Each line of the material must be repeated precisely, with the pictures left out.

★ ★ ★ ★ ★

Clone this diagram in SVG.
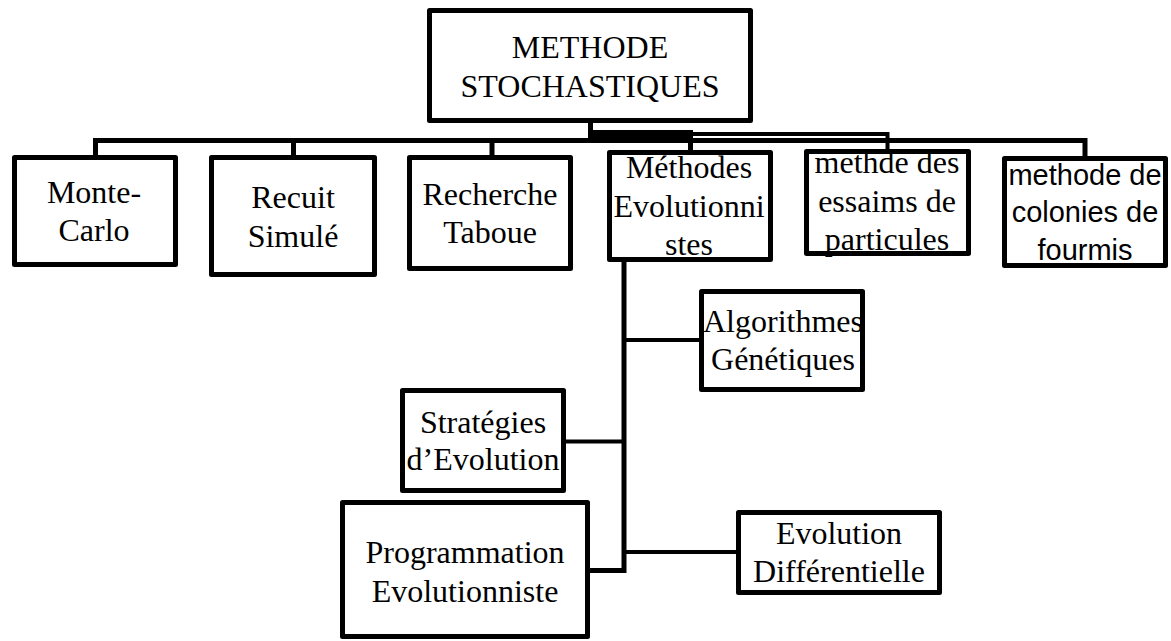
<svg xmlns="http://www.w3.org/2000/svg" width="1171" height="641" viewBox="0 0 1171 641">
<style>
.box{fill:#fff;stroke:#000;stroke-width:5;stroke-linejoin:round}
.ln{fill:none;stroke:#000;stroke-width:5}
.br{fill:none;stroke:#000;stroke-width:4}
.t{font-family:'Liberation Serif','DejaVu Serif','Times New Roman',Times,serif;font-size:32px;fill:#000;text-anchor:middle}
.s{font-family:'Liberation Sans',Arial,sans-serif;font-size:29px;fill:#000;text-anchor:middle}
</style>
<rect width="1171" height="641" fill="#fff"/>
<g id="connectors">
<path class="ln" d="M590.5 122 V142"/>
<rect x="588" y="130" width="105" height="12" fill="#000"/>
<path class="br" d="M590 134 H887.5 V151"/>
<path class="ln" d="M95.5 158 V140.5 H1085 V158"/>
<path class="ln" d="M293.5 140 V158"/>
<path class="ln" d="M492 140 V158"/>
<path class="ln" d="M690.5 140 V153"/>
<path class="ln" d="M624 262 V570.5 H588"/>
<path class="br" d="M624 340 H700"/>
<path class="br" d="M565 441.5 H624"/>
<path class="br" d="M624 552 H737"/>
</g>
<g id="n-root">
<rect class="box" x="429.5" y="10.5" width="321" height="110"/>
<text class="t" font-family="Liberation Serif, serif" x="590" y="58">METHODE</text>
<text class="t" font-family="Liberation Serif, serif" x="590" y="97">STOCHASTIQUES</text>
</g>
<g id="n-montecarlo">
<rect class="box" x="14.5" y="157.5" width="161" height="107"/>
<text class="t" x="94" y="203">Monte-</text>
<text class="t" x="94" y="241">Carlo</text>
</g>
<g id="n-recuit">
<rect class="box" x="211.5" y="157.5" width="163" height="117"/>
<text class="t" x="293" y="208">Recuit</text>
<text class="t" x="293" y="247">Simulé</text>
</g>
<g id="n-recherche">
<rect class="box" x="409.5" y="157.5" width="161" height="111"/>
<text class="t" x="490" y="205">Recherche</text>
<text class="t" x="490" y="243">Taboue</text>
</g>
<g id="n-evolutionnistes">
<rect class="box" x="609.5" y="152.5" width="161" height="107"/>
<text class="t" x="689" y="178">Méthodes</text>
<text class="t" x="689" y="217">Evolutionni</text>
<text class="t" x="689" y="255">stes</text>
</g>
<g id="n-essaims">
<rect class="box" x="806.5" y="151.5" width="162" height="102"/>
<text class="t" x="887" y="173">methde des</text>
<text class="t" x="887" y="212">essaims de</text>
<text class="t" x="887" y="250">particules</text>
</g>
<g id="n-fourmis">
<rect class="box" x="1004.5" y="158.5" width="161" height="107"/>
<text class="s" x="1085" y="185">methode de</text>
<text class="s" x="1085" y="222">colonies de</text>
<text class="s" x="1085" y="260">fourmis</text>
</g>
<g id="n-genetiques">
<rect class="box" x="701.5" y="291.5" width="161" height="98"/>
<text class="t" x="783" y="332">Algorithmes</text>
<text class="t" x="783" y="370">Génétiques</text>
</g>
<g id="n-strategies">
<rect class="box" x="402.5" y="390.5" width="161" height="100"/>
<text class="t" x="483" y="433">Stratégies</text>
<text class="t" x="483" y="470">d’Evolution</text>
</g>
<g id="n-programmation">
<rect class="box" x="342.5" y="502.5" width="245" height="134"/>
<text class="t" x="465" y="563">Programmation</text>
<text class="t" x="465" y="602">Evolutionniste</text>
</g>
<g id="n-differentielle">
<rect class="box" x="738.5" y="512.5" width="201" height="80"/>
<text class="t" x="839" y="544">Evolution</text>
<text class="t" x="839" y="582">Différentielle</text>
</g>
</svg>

★ ★ ★ ★ ★

**FINISHED EXERCISE:**
Clone this diagram in SVG.
<svg xmlns="http://www.w3.org/2000/svg" width="1171" height="641" viewBox="0 0 1171 641">
<style>
.box{fill:#fff;stroke:#000;stroke-width:5;stroke-linejoin:round}
.ln{fill:none;stroke:#000;stroke-width:5}
.br{fill:none;stroke:#000;stroke-width:4}
.t{font-family:'Liberation Serif','DejaVu Serif','Times New Roman',Times,serif;font-size:32px;fill:#000;text-anchor:middle}
.s{font-family:'Liberation Sans',Arial,sans-serif;font-size:29px;fill:#000;text-anchor:middle}
</style>
<rect width="1171" height="641" fill="#fff"/>
<g id="connectors">
<path class="ln" d="M590.5 122 V142"/>
<rect x="588" y="130" width="105" height="12" fill="#000"/>
<path class="br" d="M590 134 H887.5 V151"/>
<path class="ln" d="M95.5 158 V140.5 H1085 V158"/>
<path class="ln" d="M293.5 140 V158"/>
<path class="ln" d="M492 140 V158"/>
<path class="ln" d="M690.5 140 V153"/>
<path class="ln" d="M624 262 V570.5 H588"/>
<path class="br" d="M624 340 H700"/>
<path class="br" d="M565 441.5 H624"/>
<path class="br" d="M624 552 H737"/>
</g>
<g id="n-root">
<rect class="box" x="429.5" y="10.5" width="321" height="110"/>
<text class="t" font-family="Liberation Serif, serif" x="590" y="58">METHODE</text>
<text class="t" font-family="Liberation Serif, serif" x="590" y="97">STOCHASTIQUES</text>
</g>
<g id="n-montecarlo">
<rect class="box" x="14.5" y="157.5" width="161" height="107"/>
<text class="t" x="94" y="203">Monte-</text>
<text class="t" x="94" y="241">Carlo</text>
</g>
<g id="n-recuit">
<rect class="box" x="211.5" y="157.5" width="163" height="117"/>
<text class="t" x="293" y="208">Recuit</text>
<text class="t" x="293" y="247">Simulé</text>
</g>
<g id="n-recherche">
<rect class="box" x="409.5" y="157.5" width="161" height="111"/>
<text class="t" x="490" y="205">Recherche</text>
<text class="t" x="490" y="243">Taboue</text>
</g>
<g id="n-evolutionnistes">
<rect class="box" x="609.5" y="152.5" width="161" height="107"/>
<text class="t" x="689" y="178">Méthodes</text>
<text class="t" x="689" y="217">Evolutionni</text>
<text class="t" x="689" y="255">stes</text>
</g>
<g id="n-essaims">
<rect class="box" x="806.5" y="151.5" width="162" height="102"/>
<text class="t" x="887" y="173">methde des</text>
<text class="t" x="887" y="212">essaims de</text>
<text class="t" x="887" y="250">particules</text>
</g>
<g id="n-fourmis">
<rect class="box" x="1004.5" y="158.5" width="161" height="107"/>
<text class="s" x="1085" y="185">methode de</text>
<text class="s" x="1085" y="222">colonies de</text>
<text class="s" x="1085" y="260">fourmis</text>
</g>
<g id="n-genetiques">
<rect class="box" x="701.5" y="291.5" width="161" height="98"/>
<text class="t" x="783" y="332">Algorithmes</text>
<text class="t" x="783" y="370">Génétiques</text>
</g>
<g id="n-strategies">
<rect class="box" x="402.5" y="390.5" width="161" height="100"/>
<text class="t" x="483" y="433">Stratégies</text>
<text class="t" x="483" y="470">d’Evolution</text>
</g>
<g id="n-programmation">
<rect class="box" x="342.5" y="502.5" width="245" height="134"/>
<text class="t" x="465" y="563">Programmation</text>
<text class="t" x="465" y="602">Evolutionniste</text>
</g>
<g id="n-differentielle">
<rect class="box" x="738.5" y="512.5" width="201" height="80"/>
<text class="t" x="839" y="544">Evolution</text>
<text class="t" x="839" y="582">Différentielle</text>
</g>
</svg>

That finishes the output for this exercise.